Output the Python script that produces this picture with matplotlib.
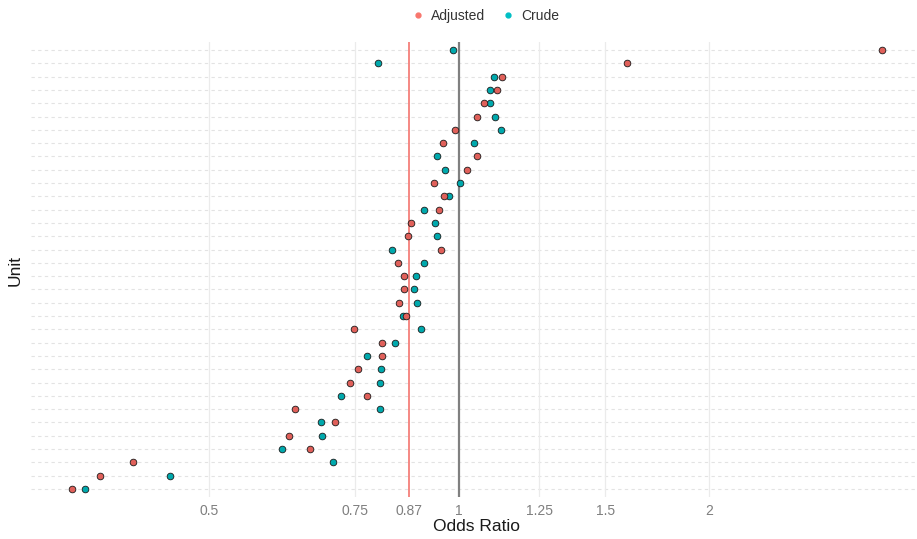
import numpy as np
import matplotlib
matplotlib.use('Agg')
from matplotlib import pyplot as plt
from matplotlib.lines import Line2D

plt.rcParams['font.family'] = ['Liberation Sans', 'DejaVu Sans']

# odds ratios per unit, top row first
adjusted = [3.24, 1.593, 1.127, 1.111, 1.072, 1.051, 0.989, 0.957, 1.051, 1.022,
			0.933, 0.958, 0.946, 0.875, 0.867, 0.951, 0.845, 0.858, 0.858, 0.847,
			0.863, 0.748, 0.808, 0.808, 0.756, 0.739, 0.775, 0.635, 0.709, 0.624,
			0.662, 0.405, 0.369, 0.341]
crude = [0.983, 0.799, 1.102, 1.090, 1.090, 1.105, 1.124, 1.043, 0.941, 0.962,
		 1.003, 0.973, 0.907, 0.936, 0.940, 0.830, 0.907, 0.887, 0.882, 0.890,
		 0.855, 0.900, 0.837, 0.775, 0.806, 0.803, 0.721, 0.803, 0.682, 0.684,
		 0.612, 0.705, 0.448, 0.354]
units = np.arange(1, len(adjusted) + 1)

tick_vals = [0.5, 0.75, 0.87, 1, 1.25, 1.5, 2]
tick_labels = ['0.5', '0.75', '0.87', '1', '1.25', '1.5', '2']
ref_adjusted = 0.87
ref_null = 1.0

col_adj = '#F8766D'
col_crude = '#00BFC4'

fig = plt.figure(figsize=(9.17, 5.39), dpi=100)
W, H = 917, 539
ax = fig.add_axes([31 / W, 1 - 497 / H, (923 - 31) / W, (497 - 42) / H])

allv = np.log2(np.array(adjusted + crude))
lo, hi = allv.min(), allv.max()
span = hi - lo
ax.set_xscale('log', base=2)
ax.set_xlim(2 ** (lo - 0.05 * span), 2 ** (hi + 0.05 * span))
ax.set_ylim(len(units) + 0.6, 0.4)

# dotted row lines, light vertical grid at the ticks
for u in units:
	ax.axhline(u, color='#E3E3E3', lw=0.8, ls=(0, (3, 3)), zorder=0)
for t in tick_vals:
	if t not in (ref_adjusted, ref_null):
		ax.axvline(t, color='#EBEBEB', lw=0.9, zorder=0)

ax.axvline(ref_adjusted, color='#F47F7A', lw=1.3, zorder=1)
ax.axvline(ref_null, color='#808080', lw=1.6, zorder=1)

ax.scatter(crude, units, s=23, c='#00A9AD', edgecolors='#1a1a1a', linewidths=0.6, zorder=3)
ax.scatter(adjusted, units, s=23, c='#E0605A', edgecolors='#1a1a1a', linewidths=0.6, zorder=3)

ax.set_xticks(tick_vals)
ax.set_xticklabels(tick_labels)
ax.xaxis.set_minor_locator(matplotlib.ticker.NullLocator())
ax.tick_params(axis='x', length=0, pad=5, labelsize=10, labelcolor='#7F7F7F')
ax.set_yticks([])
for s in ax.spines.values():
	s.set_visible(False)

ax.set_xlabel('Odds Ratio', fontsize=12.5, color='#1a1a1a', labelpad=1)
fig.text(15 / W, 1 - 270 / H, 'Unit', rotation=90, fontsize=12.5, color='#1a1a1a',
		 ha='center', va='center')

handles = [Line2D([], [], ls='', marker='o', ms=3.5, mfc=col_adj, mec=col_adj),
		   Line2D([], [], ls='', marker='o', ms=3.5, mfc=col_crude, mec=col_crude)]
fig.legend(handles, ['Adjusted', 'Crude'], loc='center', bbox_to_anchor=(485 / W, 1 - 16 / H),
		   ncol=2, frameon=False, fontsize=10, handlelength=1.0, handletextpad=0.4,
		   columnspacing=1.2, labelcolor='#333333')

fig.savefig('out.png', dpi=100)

### [Requirement]
Reproduce the material above exactly, first line through the line that contains "c='#E0605A', edgecolors='#1a1a1a', linewidths=0.6, zorder=3)", minus the pictures.

### [Written solution]
Output the Python script that produces this picture with matplotlib.
import numpy as np
import matplotlib
matplotlib.use('Agg')
from matplotlib import pyplot as plt
from matplotlib.lines import Line2D

plt.rcParams['font.family'] = ['Liberation Sans', 'DejaVu Sans']

# odds ratios per unit, top row first
adjusted = [3.24, 1.593, 1.127, 1.111, 1.072, 1.051, 0.989, 0.957, 1.051, 1.022,
			0.933, 0.958, 0.946, 0.875, 0.867, 0.951, 0.845, 0.858, 0.858, 0.847,
			0.863, 0.748, 0.808, 0.808, 0.756, 0.739, 0.775, 0.635, 0.709, 0.624,
			0.662, 0.405, 0.369, 0.341]
crude = [0.983, 0.799, 1.102, 1.090, 1.090, 1.105, 1.124, 1.043, 0.941, 0.962,
		 1.003, 0.973, 0.907, 0.936, 0.940, 0.830, 0.907, 0.887, 0.882, 0.890,
		 0.855, 0.900, 0.837, 0.775, 0.806, 0.803, 0.721, 0.803, 0.682, 0.684,
		 0.612, 0.705, 0.448, 0.354]
units = np.arange(1, len(adjusted) + 1)

tick_vals = [0.5, 0.75, 0.87, 1, 1.25, 1.5, 2]
tick_labels = ['0.5', '0.75', '0.87', '1', '1.25', '1.5', '2']
ref_adjusted = 0.87
ref_null = 1.0

col_adj = '#F8766D'
col_crude = '#00BFC4'

fig = plt.figure(figsize=(9.17, 5.39), dpi=100)
W, H = 917, 539
ax = fig.add_axes([31 / W, 1 - 497 / H, (923 - 31) / W, (497 - 42) / H])

allv = np.log2(np.array(adjusted + crude))
lo, hi = allv.min(), allv.max()
span = hi - lo
ax.set_xscale('log', base=2)
ax.set_xlim(2 ** (lo - 0.05 * span), 2 ** (hi + 0.05 * span))
ax.set_ylim(len(units) + 0.6, 0.4)

# dotted row lines, light vertical grid at the ticks
for u in units:
	ax.axhline(u, color='#E3E3E3', lw=0.8, ls=(0, (3, 3)), zorder=0)
for t in tick_vals:
	if t not in (ref_adjusted, ref_null):
		ax.axvline(t, color='#EBEBEB', lw=0.9, zorder=0)

ax.axvline(ref_adjusted, color='#F47F7A', lw=1.3, zorder=1)
ax.axvline(ref_null, color='#808080', lw=1.6, zorder=1)

ax.scatter(crude, units, s=23, c='#00A9AD', edgecolors='#1a1a1a', linewidths=0.6, zorder=3)
ax.scatter(adjusted, units, s=23, c='#E0605A', edgecolors='#1a1a1a', linewidths=0.6, zorder=3)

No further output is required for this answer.